Aliás, quem perde sua real possibilidade de medida são os filhos e demais bastardos do capital e não o filósofo, que sai ileso do combate e, de quebra, de posse de uma tábua de salvação com que avaliar os acertos e desacertos da sociedade pós-industrial.
Folha - E daí? Quais as consequências disso?
Arantes - Vejamos tudo isto mais de perto, como costuma dizer o outro. Se você tiver apetite, estou certo que encontrará no referido primeiro capítulo e suas ramificações, uma das páginas mais impressionantes da literatura filosófica brasileira: num lance de grande audácia especulativa, Giannotti extrapola e converte uma analogia parcialmente estabelecida por Marx entre o processo social de medida do valor pela forma equivalente e o simples equilíbrio físico numa balança entre um pão-de-açúcar e um peso de ferro, na matriz de uma ontologia social regida por operações lógicas elementares de identificação, que por seu turno se expandem (não sem antes passar em revista tudo que nas ciências humanas tem a ver com identidade e diferença, de Saussure a Skinner) até reencontrar o famigerado trabalho abstrato socialmente necessário, padrão de medida do valor, uma ilusão necessária que por isso mesmo não existe como ponto de referência dado, uma vez que o processo de troca mercantil cria o seu próprio metro ao longo do caminho, como o Giannotti gosta de dizer.
Para encurtar, chamo a sua atenção para o embrião da futura encrenca, a simbiose entre a fonte da alienação (germinando na força de trabalho que só se torna coisa social reconhecida ao ser medida pelo trabalho morto que a compôs) e alguma coisa como um padrão objetivo de regulação social. Com isso, tudo se passa (na cabeça de Giannotti) como se a matriz mesma da sociabilidade capitalista retroagisse, por exemplo, até a "dádiva", medida reguladora da sociabilidade primitiva, o "tesouro", idem para a economia de "oikia, para em seguida avançar até o "fundo público", núcleo do futuro Welfare State, hoje mal das pernas.
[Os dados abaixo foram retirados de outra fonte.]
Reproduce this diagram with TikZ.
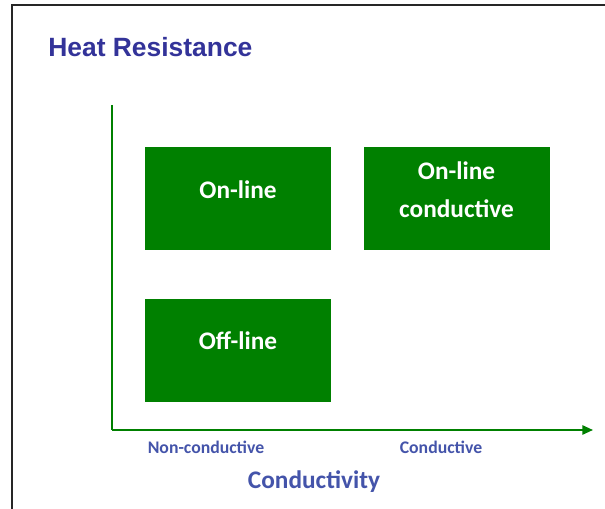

Só mesmo um ingrato se queixaria: vivíamos sob os imperativos da ilusão (chame fetichismo, se quiser), porém dispúnhamos de uma norma justificada, uma medida social realmente existente.
Ora, neste momento o mundo desaba, riscam o céu azul da boa alienação antiga os seguintes relâmpagos: transformação da ciência em força produtiva, além do mais direta e decisiva; monopolização do progresso técnico, que não se difunde mais como uma mancha de óleo; diferenciais irredutíveis, perpetuação dos lucros extraordinários e consequente implosão da taxa de lucro; segmentação do mercado de trabalho, incomensurabilidade entre os trabalhos necessariamente heterogêneos.
Sem maiores considerandos, a lei do valor vai para o espaço, deixando-nos num mundo de simulacros (eu ia acrescentar pós-moderno, como pedia o clichê "simulacro", mas me lembrei que o próprio Giannotti não faz muito caso dessas periodizações, pois recua o novo estado civil do logos prático até o paleomodernismo, batizando-o de "logos prático futurista"), num mundo de falsas medidas "ad hoc", em que se esfuma a distinção entre o fazer e o fazer-de-conta, o engenho e a manha, a arte e o artifício, para recorrer aos pares antitéticos de preferência de nosso autor.